Objective> Leave out the images and repeat the listing below without a single change.

--- Start of Given data ---

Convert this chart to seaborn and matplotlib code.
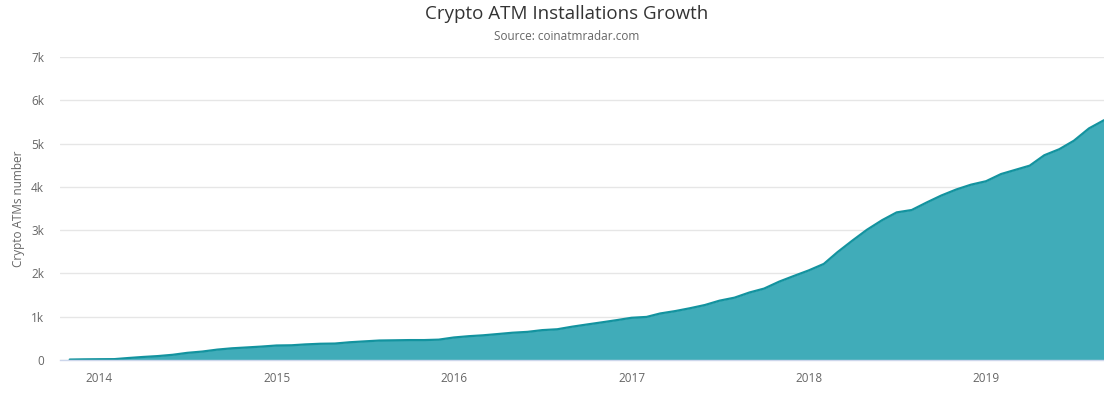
import numpy as np
import pandas as pd
import seaborn as sns
import matplotlib.pyplot as plt
import matplotlib.dates as mdates
from matplotlib.ticker import FuncFormatter

# monthly crypto ATM count, Nov 2013 .. Sep 2019
months = pd.date_range('2013-11-01', '2019-09-01', freq='MS')
atm_counts = [10, 15, 18, 20, 45, 70, 90, 120, 165, 195, 240, 270, 290, 310,
              335, 340, 360, 375, 380, 410, 430, 450, 455, 460, 460, 470,
              520, 550, 570, 600, 630, 650, 690, 710, 770, 820, 870, 920,
              975, 995, 1075, 1130, 1195, 1270, 1370, 1440, 1560, 1650, 1810, 1940,
              2070, 2220, 2490, 2760, 3010, 3230, 3410, 3465, 3640, 3800, 3940, 4050,
              4130, 4296, 4388, 4490, 4730, 4870, 5066, 5350, 5540]
year_ticks = pd.to_datetime(['2014', '2015', '2016', '2017', '2018', '2019'])
y_ticks = [0, 1000, 2000, 3000, 4000, 5000, 6000, 7000]

df = pd.DataFrame({'month': months, 'atms': atm_counts})

sns.set_style('white')
plt.rcParams['font.family'] = ['Open Sans', 'DejaVu Sans']

fig = plt.figure(figsize=(11.04, 3.95), dpi=100)
ax = fig.add_axes([60 / 1104, 1 - 360 / 395, 1 - 60 / 1104, (360 - 57) / 395])

fill_col = '#40acb9'
line_col = '#13939f'
ax.fill_between(df['month'], df['atms'], color=fill_col, lw=0, zorder=2)
sns.lineplot(data=df, x='month', y='atms', ax=ax, color=line_col, lw=1.6, zorder=3)

ax.set_xlim(months[0] - pd.Timedelta(days=20), months[-1])
ax.set_ylim(0, 7000)
ax.set_yticks(y_ticks)
ax.yaxis.set_major_formatter(FuncFormatter(lambda v, p: '0' if v == 0 else f'{int(v / 1000)}k'))
ax.set_xticks(year_ticks)
ax.xaxis.set_major_formatter(mdates.DateFormatter('%Y'))

ax.grid(axis='y', color='#e6e6e6', lw=1, zorder=0)
ax.grid(axis='x', visible=False)
for s in ['top', 'right', 'left']:
    ax.spines[s].set_visible(False)
ax.spines['bottom'].set_color('#ccd6eb')
ax.spines['bottom'].set_linewidth(1)
ax.spines['bottom'].set_zorder(4)

ax.tick_params(axis='x', colors='#ccd6eb', length=7, width=1, labelcolor='#666666',
               labelsize=8.5, pad=1.5)
ax.tick_params(axis='y', length=0, labelcolor='#666666', labelsize=8.5, pad=11.5)

ax.set_xlabel('')
ax.set_ylabel('Crypto ATMs number', color='#666666', fontsize=8.5, labelpad=4)

fig.text(567 / 1104, 1 - 14 / 395, 'Crypto ATM Installations Growth', ha='center', va='center',
         fontsize=13.5, color='#333333')
fig.text(567 / 1104, 1 - 36 / 395, 'Source: coinatmradar.com', ha='center', va='center',
         fontsize=8.5, color='#666666')

fig.savefig('out.png', dpi=100)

--- End of Given data ---

Correct response>
Convert this chart to seaborn and matplotlib code.
import numpy as np
import pandas as pd
import seaborn as sns
import matplotlib.pyplot as plt
import matplotlib.dates as mdates
from matplotlib.ticker import FuncFormatter

# monthly crypto ATM count, Nov 2013 .. Sep 2019
months = pd.date_range('2013-11-01', '2019-09-01', freq='MS')
atm_counts = [10, 15, 18, 20, 45, 70, 90, 120, 165, 195, 240, 270, 290, 310,
              335, 340, 360, 375, 380, 410, 430, 450, 455, 460, 460, 470,
              520, 550, 570, 600, 630, 650, 690, 710, 770, 820, 870, 920,
              975, 995, 1075, 1130, 1195, 1270, 1370, 1440, 1560, 1650, 1810, 1940,
              2070, 2220, 2490, 2760, 3010, 3230, 3410, 3465, 3640, 3800, 3940, 4050,
              4130, 4296, 4388, 4490, 4730, 4870, 5066, 5350, 5540]
year_ticks = pd.to_datetime(['2014', '2015', '2016', '2017', '2018', '2019'])
y_ticks = [0, 1000, 2000, 3000, 4000, 5000, 6000, 7000]

df = pd.DataFrame({'month': months, 'atms': atm_counts})

sns.set_style('white')
plt.rcParams['font.family'] = ['Open Sans', 'DejaVu Sans']

fig = plt.figure(figsize=(11.04, 3.95), dpi=100)
ax = fig.add_axes([60 / 1104, 1 - 360 / 395, 1 - 60 / 1104, (360 - 57) / 395])

fill_col = '#40acb9'
line_col = '#13939f'
ax.fill_between(df['month'], df['atms'], color=fill_col, lw=0, zorder=2)
sns.lineplot(data=df, x='month', y='atms', ax=ax, color=line_col, lw=1.6, zorder=3)

ax.set_xlim(months[0] - pd.Timedelta(days=20), months[-1])
ax.set_ylim(0, 7000)
ax.set_yticks(y_ticks)
ax.yaxis.set_major_formatter(FuncFormatter(lambda v, p: '0' if v == 0 else f'{int(v / 1000)}k'))
ax.set_xticks(year_ticks)
ax.xaxis.set_major_formatter(mdates.DateFormatter('%Y'))

ax.grid(axis='y', color='#e6e6e6', lw=1, zorder=0)
ax.grid(axis='x', visible=False)
for s in ['top', 'right', 'left']:
    ax.spines[s].set_visible(False)
ax.spines['bottom'].set_color('#ccd6eb')
ax.spines['bottom'].set_linewidth(1)
ax.spines['bottom'].set_zorder(4)

ax.tick_params(axis='x', colors='#ccd6eb', length=7, width=1, labelcolor='#666666',
               labelsize=8.5, pad=1.5)
ax.tick_params(axis='y', length=0, labelcolor='#666666', labelsize=8.5, pad=11.5)

ax.set_xlabel('')
ax.set_ylabel('Crypto ATMs number', color='#666666', fontsize=8.5, labelpad=4)

fig.text(567 / 1104, 1 - 14 / 395, 'Crypto ATM Installations Growth', ha='center', va='center',
         fontsize=13.5, color='#333333')
fig.text(567 / 1104, 1 - 36 / 395, 'Source: coinatmradar.com', ha='center', va='center',
         fontsize=8.5, color='#666666')

fig.savefig('out.png', dpi=100)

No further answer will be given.